[bitcoin-dev] Is BIP32's chain code needed?
adam.back at gmail.com
Sat Oct 17 09:14:59 UTC 2020
Another advantage of random access from BIP 32 vs iterated chain is
that if there is a bit-flip or corruption, you don't destroy access to
all future addresses, but only burn one utxo. Empirically not an
entirely theoretical issue.
I think the only thing i'd care about is bloating up the number of
characters to backup, if the codes are all derived it doesn't matter
too much. I tend to think of 128-bits as enough given that is the
security target of ECDSA, so long as reasonable key-stretching
algorithms are used that don't interact badly with the key use, which
seems a very reasonable assumption for PBKF2 and ECDSA.

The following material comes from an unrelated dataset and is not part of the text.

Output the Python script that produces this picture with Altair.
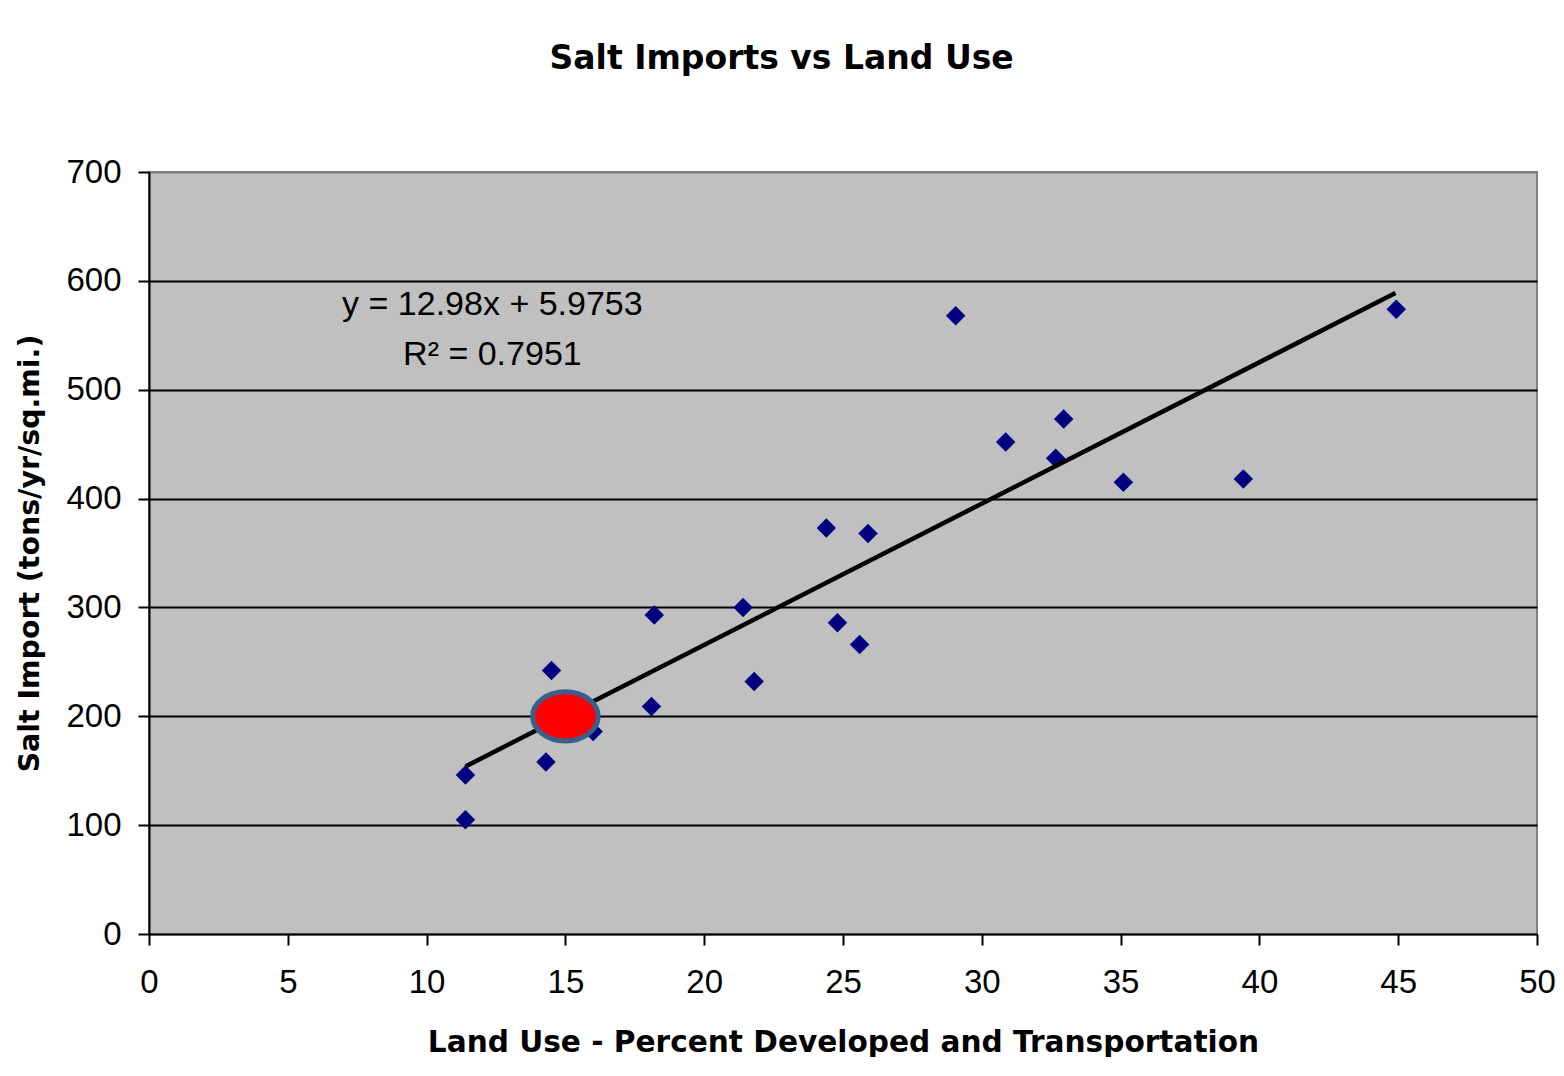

Agree the iterated hashing argument does not seem a practical concern
- eg BIP 39 uses PBKDF2 uses 2048 iterated hash invocations. I
suppose it's strictly true that as the hash is deterministic and not a
bijection (not a permutation), there are collisions and if you iterate
enough unreachable states can be eliminated. But because the domain
is so large as to be practically unenumerable it won't creates a brute
On Sat, 17 Oct 2020 at 01:35, Pieter Wuille via bitcoin-dev
<bitcoin-dev at lists.linuxfoundation.org> wrote:
> On Tuesday, September 29, 2020 10:34 AM, Leonardo Comandini via bitcoin-dev <bitcoin-dev at lists.linuxfoundation.org> wrote:
> Hi all,
> BIP32  says: "In order to prevent these from depending solely on the key
> itself, we extend both private and public keys first with an extra 256 bits of
> entropy. This extension, called the chain code...".
> My argument is that the chain code is not needed.
> To support such claim, I'll show a schematic of BIP32 operations to be compared
> with an alternative proposal and discuss the differences.
> I have two main questions:
> - Is this claim false?
> - Has anyone shared this idea before?
> Hi Leonardo,
> It's been a while but I can comment on the history of how the chaincode ended up being in there.
> The most direct reason is that BIP32 was inspired by Alan Reiner's Armory software, which had
> a different homomorphic key derivation scheme, but included something called a chaincode to
> enable multiple "chains" of keys to be derived from the same keypair. More information about
> that scheme is here: https://bitcointalk.org/index.php?topic=205999.msg2155696#msg2155696
> BIP32 made two improvements to this:
> * Allow efficient random access into the derived keys (Armory's scheme required iterating the
> derivation function to get consecutive subkeys - which is probably where the name "chain"
> in chaincode comes from)
> * Permit hierarchical derivation, by also constructing a sub-"chaincode" along with every subkey.
> If I recall correctly, there was at least one argument at the time about whether the chaincode was
> necessary at all. My rationale for keeping it was:
> * xpubs are not as secret as private keys, but they do demand more protection than just public keys
> (for both privacy reasons, and due to the fact that revealing an xpub + child xprv is ReallyBad(tm)).
> For that reason, it seems nice that an xpub consists of more than just a public key, as revealing
> the public key in it means the protection above remains. I don't think there is anything fundamental
> here; just a distinct encoding for xpubs and pubkeys might have accomplished the same, but this
> felt safer.
> * Repeated hashing "felt" dangerous, as it reduces entropy at every step, so it'd go below 256 bits.
> With a chaincode to maintain extra entropy this is prevented. In retrospect, this is a bogus
> argument, as it's only a relevant point for information-theoretical security (which means we wouldn't
> be able to use ECC in the first place), and even then, it's only a minimal effect.
> So in short, from a cryptographic point of view, I think that indeed, the chaincode is not needed. It
> probably has some qualitative advantage in practice, but not very much.